Tesco asks fifth executive to step aside after profit error
UK supermarket giant Tesco has asked a fifth executive to step aside, as the fall-out from its £250m profit forecast overstatement continues.
Commercial director Kevin Grace has been asked to step aside while Tesco investigates the matter.
Four other executives have already been asked to step aside, including UK managing director Chris Bush.
Chief executive Dave Lewis has launched an investigation in the accounting error.
Mr Lewis, who took over the role from from Philip Clarke on 1 September, has seen billions wiped off the value of Tesco's stock market value as a result of the mis-reporting.
But he has made clear that the actions taken against the Tesco executives are not "disciplinary or an admission of guilt."
Accountancy firm Deloitte and law firm Freshfields are carrying out the internal investigation.
But last week, Tesco said it had been notified by the Financial Conduct Authority that it was under investigation over the guidance error.

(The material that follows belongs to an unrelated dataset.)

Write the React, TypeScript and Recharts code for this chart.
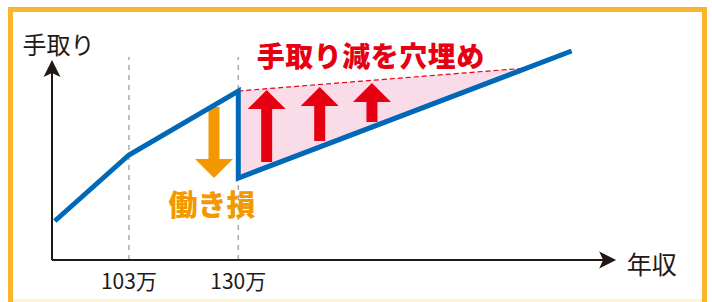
import { Area, ComposedChart, Line, ReferenceDot, ReferenceLine, XAxis, YAxis } from 'recharts'

// 年収 (万円) vs 手取り (arbitrary units)
const takeHome = [
  { x: 84.7, y: 39 },
  { x: 103, y: 105 },
  { x: 130, y: 169 },
  { x: 130, y: 82 },
  { x: 212.3, y: 209 },
]
const gapArea = [
  { x: 130, range: [82, 169] },
  { x: 201.2, range: [192, 192] },
]
const gapTop = [
  { x: 130, y: 169 },
  { x: 201.2, y: 192 },
]
const liftArrows = [
  { x: 137, from: 98, to: 170 },
  { x: 150.1, from: 119, to: 173 },
  { x: 163, from: 138, to: 177 },
]
const lossArrow = { x: 124, from: 153, to: 82 }
const thresholds = [103, 130]
const thresholdLabels = ['103万', '130万']

const BLUE = '#0068b7'
const RED = '#e60012'
const ORANGE = '#f39800'
const PINK = '#fadce9'
const INK = '#231815'
const FONT = '"Noto Sans CJK JP", "Noto Sans", sans-serif'

function BlockArrow(props: any) {
  const { x1, y1, y2, fill } = props
  const dir = y2 < y1 ? 1 : -1 // 1 = pointing up
  const shaft = 5.5
  const head = 19
  const headLen = 19
  const hb = y2 + dir * headLen
  const pts = [
    [x1 - shaft, y1],
    [x1 - shaft, hb],
    [x1 - head, hb],
    [x1, y2],
    [x1 + head, hb],
    [x1 + shaft, hb],
    [x1 + shaft, y1],
  ]
  return <polygon points={pts.map((p) => p.join(',')).join(' ')} fill={fill} />
}

function AxisArrow(props: any) {
  const { x1, y1, x2, y2 } = props
  const vertical = x1 === x2
  let head: number[][]
  if (vertical) {
    head = [
      [x2, y2],
      [x2 + 8.5, y2 + 17],
      [x2, y2 + 13],
      [x2 - 8.5, y2 + 17],
    ]
  } else {
    head = [
      [x2, y2],
      [x2 - 17, y2 - 8.5],
      [x2 - 13, y2],
      [x2 - 17, y2 + 8.5],
    ]
  }
  return (
    <g>
      <line x1={x1} y1={y1} x2={vertical ? x2 : x2 - 10} y2={vertical ? y2 + 10 : y2} stroke={INK} strokeWidth={2} />
      <polygon points={head.map((p) => p.join(',')).join(' ')} fill={INK} />
    </g>
  )
}

function textShape(label: string, color: string, size: number, weight: number, spacing = 0) {
  return (props: any) => (
    <text
      x={props.cx}
      y={props.cy}
      textAnchor="middle"
      dominantBaseline="central"
      fill={color}
      fontSize={size}
      fontWeight={weight}
      fontFamily={FONT}
      letterSpacing={spacing}
    >
      {label}
    </text>
  )
}

export default function App() {
  return (
    <div style={{ position: 'absolute', left: 0, top: 0, width: 712, height: 302, overflow: 'hidden', background: '#fff' }}>
      <div
        style={{
          position: 'absolute',
          left: 8,
          top: 7,
          width: 689,
          height: 310,
          border: '5px solid #f8b62d',
        }}
      />
      <div style={{ position: 'absolute', left: 13, top: 299, width: 689, height: 3, background: '#fff3d6' }} />
      <div style={{ position: 'absolute', left: 0, top: 0 }}>
        <ComposedChart width={712} height={302} margin={{ top: 40, right: 93, bottom: 12, left: 52 }}>
          <XAxis
            type="number"
            dataKey="x"
            domain={[84, 224]}
            ticks={thresholds}
            tickFormatter={(v: number) => thresholdLabels[thresholds.indexOf(v)]}
            axisLine={false}
            tickLine={false}
            tickSize={6}
            tickMargin={8}
            height={30}
            tick={{ fill: INK, fontSize: 21, fontFamily: FONT }}
            allowDataOverflow
          />
          <YAxis type="number" dataKey="y" domain={[0, 220]} hide allowDataOverflow />
          {thresholds.map((t) => (
            <ReferenceLine
              key={t}
              segment={[
                { x: t, y: 0 },
                { x: t, y: 203 },
              ]}
              stroke="#aaaaaa"
              strokeWidth={1.5}
              strokeDasharray="5 5"
            />
          ))}
          <Area
            data={gapArea}
            dataKey="range"
            type="linear"
            fill={PINK}
            fillOpacity={1}
            stroke="none"
            isAnimationActive={false}
          />
          <Line
            data={gapTop}
            dataKey="y"
            type="linear"
            stroke={RED}
            strokeWidth={1.2}
            strokeDasharray="5 3"
            dot={false}
            isAnimationActive={false}
          />
          {liftArrows.map((a) => (
            <ReferenceLine
              key={a.x}
              segment={[
                { x: a.x, y: a.from },
                { x: a.x, y: a.to },
              ]}
              fill={RED}
              shape={(p: any) => <BlockArrow {...p} fill={RED} />}
            />
          ))}
          <ReferenceLine
            segment={[
              { x: lossArrow.x, y: lossArrow.from },
              { x: lossArrow.x, y: lossArrow.to },
            ]}
            shape={(p: any) => <BlockArrow {...p} fill={ORANGE} />}
          />
          <Line
            data={takeHome}
            dataKey="y"
            type="linear"
            stroke={BLUE}
            strokeWidth={5}
            strokeLinejoin="miter"
            dot={false}
            isAnimationActive={false}
          />
          <ReferenceLine
            segment={[
              { x: 84, y: 0 },
              { x: 84, y: 200 },
            ]}
            shape={(p: any) => <AxisArrow {...p} />}
          />
          <ReferenceLine
            segment={[
              { x: 84, y: 0 },
              { x: 223.3, y: 0 },
            ]}
            shape={(p: any) => <AxisArrow {...p} />}
          />
          <ReferenceDot x={85.6} y={217} r={0} shape={textShape('手取り', INK, 24, 400)} />
          <ReferenceDot x={232.1} y={-3} r={0} ifOverflow="visible" shape={textShape('年収', INK, 25, 400)} />
          <ReferenceDot x={162.7} y={205} r={0} shape={textShape('手取り減を穴埋め', RED, 28, 900, 0.5)} />
          <ReferenceDot x={123.5} y={57} r={0} shape={textShape('働き損', ORANGE, 29, 900)} />
        </ComposedChart>
      </div>
    </div>
  )
}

Tesco's share price has plummeted 50% in a year, as falling sales, boardroom reshuffles, and increased competition from rival supermarkets such as Aldi and Lidl, have spooked investors.
This week Mr Lewis refreshed his board with the appointment of Compass boss Richard Cousins and former Ikea boss Mikael Ohlsson as non-executive directors.
Tesco still has a 28.8% share of the UK grocery market, according to retail analyst Kantar Worldpanel.
Tesco veteran Andrew Higginson told a grocery conference on Tuesday that the company's recent turmoil was not good for the sector as a whole.
"Tesco has been a weaker player the last couple of years, which has made the industry weaker," he said.
"Competition is good for you."
Mr Higginson, formerly Tesco's finance director, will become the chairman of rival Morrisons early next year.
In a straight talking speech at the IGD Convention, he said the big four supermarkets had lost customers' trust on pricing.
"The marketing dialogue of the last four years has astonished me really," he said.
"It's the big four talking to each other, not talking to customers.
Mr Higginson added that retailers needed to rejuvenate their relationships with suppliers, and boardrooms needed to "have less hubris" about their business.
But he also believed that although the sector was going through extraordinary times, it would recover.
"Supermarkets and food retailers are not dead."